--- Begin Dataset content ---

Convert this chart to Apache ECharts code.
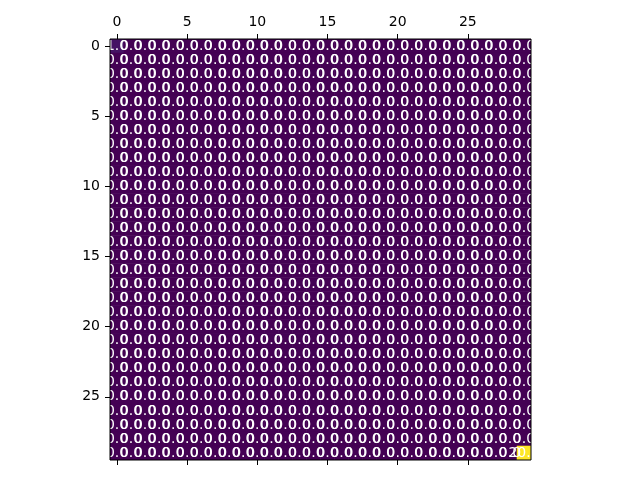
<!DOCTYPE html>
<html>
<head>
<meta charset="utf-8">
<script src="https://cdn.jsdelivr.net/npm/echarts@6/dist/echarts.min.js"></script>
<style>html,body{margin:0;padding:0;background:#fff}#c{width:640px;height:480px}</style>
</head>
<body>
<div id="c"></div>
<script>
// Matrix values (rows top to bottom, columns left to right)
var matrix = [
[1,0,0,0,0,0,0,0,0,0,0,0,0,0,0,0,0,0,0,0,0,0,0,0,0,0,0,0,0,0],
[0,0,0,0,0,0,0,0,0,0,0,0,0,0,0,0,0,0,0,0,0,0,0,0,0,0,0,0,0,0],
[0,0,0,0,0,0,0,0,0,0,0,0,0,0,0,0,0,0,0,0,0,0,0,0,0,0,0,0,0,0],
[0,0,0,0,0,0,0,0,0,0,0,0,0,0,0,0,0,0,0,0,0,0,0,0,0,0,0,0,0,0],
[0,0,0,0,0,0,0,0,0,0,0,0,0,0,0,0,0,0,0,0,0,0,0,0,0,0,0,0,0,0],
[0,0,0,0,0,0,0,0,0,0,0,0,0,0,0,0,0,0,0,0,0,0,0,0,0,0,0,0,0,0],
[0,0,0,0,0,0,0,0,0,0,0,0,0,0,0,0,0,0,0,0,0,0,0,0,0,0,0,0,0,0],
[0,0,0,0,0,0,0,0,0,0,0,0,0,0,0,0,0,0,0,0,0,0,0,0,0,0,0,0,0,0],
[0,0,0,0,0,0,0,0,0,0,0,0,0,0,0,0,0,0,0,0,0,0,0,0,0,0,0,0,0,0],
[0,0,0,0,0,0,0,0,0,0,0,0,0,0,0,0,0,0,0,0,0,0,0,0,0,0,0,0,0,0],
[0,0,0,0,0,0,0,0,0,0,0,0,0,0,0,0,0,0,0,0,0,0,0,0,0,0,0,0,0,0],
[0,0,0,0,0,0,0,0,0,0,0,0,0,0,0,0,0,0,0,0,0,0,0,0,0,0,0,0,0,0],
[0,0,0,0,0,0,0,0,0,0,0,0,0,0,0,0,0,0,0,0,0,0,0,0,0,0,0,0,0,0],
[0,0,0,0,0,0,0,0,0,0,0,0,0,0,0,0,0,0,0,0,0,0,0,0,0,0,0,0,0,0],
[0,0,0,0,0,0,0,0,0,0,0,0,0,0,0,0,0,0,0,0,0,0,0,0,0,0,0,0,0,0],
[0,0,0,0,0,0,0,0,0,0,0,0,0,0,0,0,0,0,0,0,0,0,0,0,0,0,0,0,0,0],
[0,0,0,0,0,0,0,0,0,0,0,0,0,0,0,0,0,0,0,0,0,0,0,0,0,0,0,0,0,0],
[0,0,0,0,0,0,0,0,0,0,0,0,0,0,0,0,0,0,0,0,0,0,0,0,0,0,0,0,0,0],
[0,0,0,0,0,0,0,0,0,0,0,0,0,0,0,0,0,0,0,0,0,0,0,0,0,0,0,0,0,0],
[0,0,0,0,0,0,0,0,0,0,0,0,0,0,0,0,0,0,0,0,0,0,0,0,0,0,0,0,0,0],
[0,0,0,0,0,0,0,0,0,0,0,0,0,0,0,0,0,0,0,0,0,0,0,0,0,0,0,0,0,0],
[0,0,0,0,0,0,0,0,0,0,0,0,0,0,0,0,0,0,0,0,0,0,0,0,0,0,0,0,0,0],
[0,0,0,0,0,0,0,0,0,0,0,0,0,0,0,0,0,0,0,0,0,0,0,0,0,0,0,0,0,0],
[0,0,0,0,0,0,0,0,0,0,0,0,0,0,0,0,0,0,0,0,0,0,0,0,0,0,0,0,0,0],
[0,0,0,0,0,0,0,0,0,0,0,0,0,0,0,0,0,0,0,0,0,0,0,0,0,0,0,0,0,0],
[0,0,0,0,0,0,0,0,0,0,0,0,0,0,0,0,0,0,0,0,0,0,0,0,0,0,0,0,0,0],
[0,0,0,0,0,0,0,0,0,0,0,0,0,0,0,0,0,0,0,0,0,0,0,0,0,0,0,0,0,0],
[0,0,0,0,0,0,0,0,0,0,0,0,0,0,0,0,0,0,0,0,0,0,0,0,0,0,0,0,0,0],
[0,0,0,0,0,0,0,0,0,0,0,0,0,0,0,0,0,0,0,0,0,0,0,0,0,0,0,0,0,0],
[0,0,0,0,0,0,0,0,0,0,0,0,0,0,0,0,0,0,0,0,0,0,0,0,0,0,0,0,0,20]
];
var colCategories = ['0','1','2','3','4','5','6','7','8','9','10','11','12','13','14','15','16','17','18','19','20','21','22','23','24','25','26','27','28','29'];
var rowCategories = colCategories.slice();
var viridis = ['#440154','#472d7b','#3b528b','#2c728e','#21918c','#28ae80','#5ec962','#addc30','#fde725'];

var data = [];
for (var r = 0; r < matrix.length; r++) {
  for (var c = 0; c < matrix[r].length; c++) {
    data.push([c, r, matrix[r][c]]);
  }
}

var gridL = 110, gridT = 39, gridW = 421, gridH = 421;
var font = 'DejaVu Sans';
var chart = echarts.init(document.getElementById('c'), null, {renderer: 'canvas'});
chart.setOption({
  animation: false,
  backgroundColor: '#fff',
  grid: {left: gridL, top: gridT, width: gridW, height: gridH, show: true, borderColor: '#000', borderWidth: 1, backgroundColor: 'transparent', z: 10},
  xAxis: [{
    type: 'category', data: colCategories, position: 'top', z: 10,
    axisLine: {show: false},
    axisTick: {show: true, alignWithLabel: true, interval: 4, length: 5, lineStyle: {color: '#000', width: 1}},
    axisLabel: {interval: 4, color: '#000', fontSize: 14, fontFamily: font, margin: 10},
    splitLine: {show: false}
  }, {
    type: 'category', data: colCategories, position: 'bottom', z: 10,
    axisLine: {show: false},
    axisTick: {show: true, alignWithLabel: true, interval: 4, length: 5, lineStyle: {color: '#000', width: 1}},
    axisLabel: {show: false},
    splitLine: {show: false}
  }],
  yAxis: {
    type: 'category', data: rowCategories, inverse: true, z: 10,
    axisLine: {show: false},
    axisTick: {show: true, alignWithLabel: true, interval: 4, length: 5, lineStyle: {color: '#000', width: 1}},
    axisLabel: {interval: 4, color: '#000', fontSize: 14, fontFamily: font, margin: 10},
    splitLine: {show: false}
  },
  visualMap: {show: false, min: 0, max: 20, dimension: 2, inRange: {color: viridis}},
  series: [{
    type: 'heatmap', data: data, xAxisIndex: 0, yAxisIndex: 0, z: 2,
    itemStyle: {borderWidth: 0},
    label: {show: true, color: '#fff', fontSize: 14, fontFamily: font,
      formatter: function (p) { return p.value[2].toFixed(1); }},
    emphasis: {disabled: true}
  }],
  graphic: [
    {type: 'rect', z: 5, silent: true, shape: {x: 0, y: 0, width: gridL, height: 480}, style: {fill: '#fff'}},
    {type: 'rect', z: 5, silent: true, shape: {x: gridL + gridW, y: 0, width: 640 - gridL - gridW, height: 480}, style: {fill: '#fff'}},
    {type: 'rect', z: 5, silent: true, shape: {x: 0, y: 0, width: 640, height: gridT}, style: {fill: '#fff'}},
    {type: 'rect', z: 5, silent: true, shape: {x: 0, y: gridT + gridH, width: 640, height: 480 - gridT - gridH}, style: {fill: '#fff'}}
  ]
});
</script>
</body>
</html>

--- End Dataset content ---

**The exercise**
Omit the pictures, and quote the material above exactly as given.

**Task output**
Convert this chart to Apache ECharts code.
<!DOCTYPE html>
<html>
<head>
<meta charset="utf-8">
<script src="https://cdn.jsdelivr.net/npm/echarts@6/dist/echarts.min.js"></script>
<style>html,body{margin:0;padding:0;background:#fff}#c{width:640px;height:480px}</style>
</head>
<body>
<div id="c"></div>
<script>
// Matrix values (rows top to bottom, columns left to right)
var matrix = [
[1,0,0,0,0,0,0,0,0,0,0,0,0,0,0,0,0,0,0,0,0,0,0,0,0,0,0,0,0,0],
[0,0,0,0,0,0,0,0,0,0,0,0,0,0,0,0,0,0,0,0,0,0,0,0,0,0,0,0,0,0],
[0,0,0,0,0,0,0,0,0,0,0,0,0,0,0,0,0,0,0,0,0,0,0,0,0,0,0,0,0,0],
[0,0,0,0,0,0,0,0,0,0,0,0,0,0,0,0,0,0,0,0,0,0,0,0,0,0,0,0,0,0],
[0,0,0,0,0,0,0,0,0,0,0,0,0,0,0,0,0,0,0,0,0,0,0,0,0,0,0,0,0,0],
[0,0,0,0,0,0,0,0,0,0,0,0,0,0,0,0,0,0,0,0,0,0,0,0,0,0,0,0,0,0],
[0,0,0,0,0,0,0,0,0,0,0,0,0,0,0,0,0,0,0,0,0,0,0,0,0,0,0,0,0,0],
[0,0,0,0,0,0,0,0,0,0,0,0,0,0,0,0,0,0,0,0,0,0,0,0,0,0,0,0,0,0],
[0,0,0,0,0,0,0,0,0,0,0,0,0,0,0,0,0,0,0,0,0,0,0,0,0,0,0,0,0,0],
[0,0,0,0,0,0,0,0,0,0,0,0,0,0,0,0,0,0,0,0,0,0,0,0,0,0,0,0,0,0],
[0,0,0,0,0,0,0,0,0,0,0,0,0,0,0,0,0,0,0,0,0,0,0,0,0,0,0,0,0,0],
[0,0,0,0,0,0,0,0,0,0,0,0,0,0,0,0,0,0,0,0,0,0,0,0,0,0,0,0,0,0],
[0,0,0,0,0,0,0,0,0,0,0,0,0,0,0,0,0,0,0,0,0,0,0,0,0,0,0,0,0,0],
[0,0,0,0,0,0,0,0,0,0,0,0,0,0,0,0,0,0,0,0,0,0,0,0,0,0,0,0,0,0],
[0,0,0,0,0,0,0,0,0,0,0,0,0,0,0,0,0,0,0,0,0,0,0,0,0,0,0,0,0,0],
[0,0,0,0,0,0,0,0,0,0,0,0,0,0,0,0,0,0,0,0,0,0,0,0,0,0,0,0,0,0],
[0,0,0,0,0,0,0,0,0,0,0,0,0,0,0,0,0,0,0,0,0,0,0,0,0,0,0,0,0,0],
[0,0,0,0,0,0,0,0,0,0,0,0,0,0,0,0,0,0,0,0,0,0,0,0,0,0,0,0,0,0],
[0,0,0,0,0,0,0,0,0,0,0,0,0,0,0,0,0,0,0,0,0,0,0,0,0,0,0,0,0,0],
[0,0,0,0,0,0,0,0,0,0,0,0,0,0,0,0,0,0,0,0,0,0,0,0,0,0,0,0,0,0],
[0,0,0,0,0,0,0,0,0,0,0,0,0,0,0,0,0,0,0,0,0,0,0,0,0,0,0,0,0,0],
[0,0,0,0,0,0,0,0,0,0,0,0,0,0,0,0,0,0,0,0,0,0,0,0,0,0,0,0,0,0],
[0,0,0,0,0,0,0,0,0,0,0,0,0,0,0,0,0,0,0,0,0,0,0,0,0,0,0,0,0,0],
[0,0,0,0,0,0,0,0,0,0,0,0,0,0,0,0,0,0,0,0,0,0,0,0,0,0,0,0,0,0],
[0,0,0,0,0,0,0,0,0,0,0,0,0,0,0,0,0,0,0,0,0,0,0,0,0,0,0,0,0,0],
[0,0,0,0,0,0,0,0,0,0,0,0,0,0,0,0,0,0,0,0,0,0,0,0,0,0,0,0,0,0],
[0,0,0,0,0,0,0,0,0,0,0,0,0,0,0,0,0,0,0,0,0,0,0,0,0,0,0,0,0,0],
[0,0,0,0,0,0,0,0,0,0,0,0,0,0,0,0,0,0,0,0,0,0,0,0,0,0,0,0,0,0],
[0,0,0,0,0,0,0,0,0,0,0,0,0,0,0,0,0,0,0,0,0,0,0,0,0,0,0,0,0,0],
[0,0,0,0,0,0,0,0,0,0,0,0,0,0,0,0,0,0,0,0,0,0,0,0,0,0,0,0,0,20]
];
var colCategories = ['0','1','2','3','4','5','6','7','8','9','10','11','12','13','14','15','16','17','18','19','20','21','22','23','24','25','26','27','28','29'];
var rowCategories = colCategories.slice();
var viridis = ['#440154','#472d7b','#3b528b','#2c728e','#21918c','#28ae80','#5ec962','#addc30','#fde725'];

var data = [];
for (var r = 0; r < matrix.length; r++) {
  for (var c = 0; c < matrix[r].length; c++) {
    data.push([c, r, matrix[r][c]]);
  }
}

var gridL = 110, gridT = 39, gridW = 421, gridH = 421;
var font = 'DejaVu Sans';
var chart = echarts.init(document.getElementById('c'), null, {renderer: 'canvas'});
chart.setOption({
  animation: false,
  backgroundColor: '#fff',
  grid: {left: gridL, top: gridT, width: gridW, height: gridH, show: true, borderColor: '#000', borderWidth: 1, backgroundColor: 'transparent', z: 10},
  xAxis: [{
    type: 'category', data: colCategories, position: 'top', z: 10,
    axisLine: {show: false},
    axisTick: {show: true, alignWithLabel: true, interval: 4, length: 5, lineStyle: {color: '#000', width: 1}},
    axisLabel: {interval: 4, color: '#000', fontSize: 14, fontFamily: font, margin: 10},
    splitLine: {show: false}
  }, {
    type: 'category', data: colCategories, position: 'bottom', z: 10,
    axisLine: {show: false},
    axisTick: {show: true, alignWithLabel: true, interval: 4, length: 5, lineStyle: {color: '#000', width: 1}},
    axisLabel: {show: false},
    splitLine: {show: false}
  }],
  yAxis: {
    type: 'category', data: rowCategories, inverse: true, z: 10,
    axisLine: {show: false},
    axisTick: {show: true, alignWithLabel: true, interval: 4, length: 5, lineStyle: {color: '#000', width: 1}},
    axisLabel: {interval: 4, color: '#000', fontSize: 14, fontFamily: font, margin: 10},
    splitLine: {show: false}
  },
  visualMap: {show: false, min: 0, max: 20, dimension: 2, inRange: {color: viridis}},
  series: [{
    type: 'heatmap', data: data, xAxisIndex: 0, yAxisIndex: 0, z: 2,
    itemStyle: {borderWidth: 0},
    label: {show: true, color: '#fff', fontSize: 14, fontFamily: font,
      formatter: function (p) { return p.value[2].toFixed(1); }},
    emphasis: {disabled: true}
  }],
  graphic: [
    {type: 'rect', z: 5, silent: true, shape: {x: 0, y: 0, width: gridL, height: 480}, style: {fill: '#fff'}},
    {type: 'rect', z: 5, silent: true, shape: {x: gridL + gridW, y: 0, width: 640 - gridL - gridW, height: 480}, style: {fill: '#fff'}},
    {type: 'rect', z: 5, silent: true, shape: {x: 0, y: 0, width: 640, height: gridT}, style: {fill: '#fff'}},
    {type: 'rect', z: 5, silent: true, shape: {x: 0, y: gridT + gridH, width: 640, height: 480 - gridT - gridH}, style: {fill: '#fff'}}
  ]
});
</script>
</body>
</html>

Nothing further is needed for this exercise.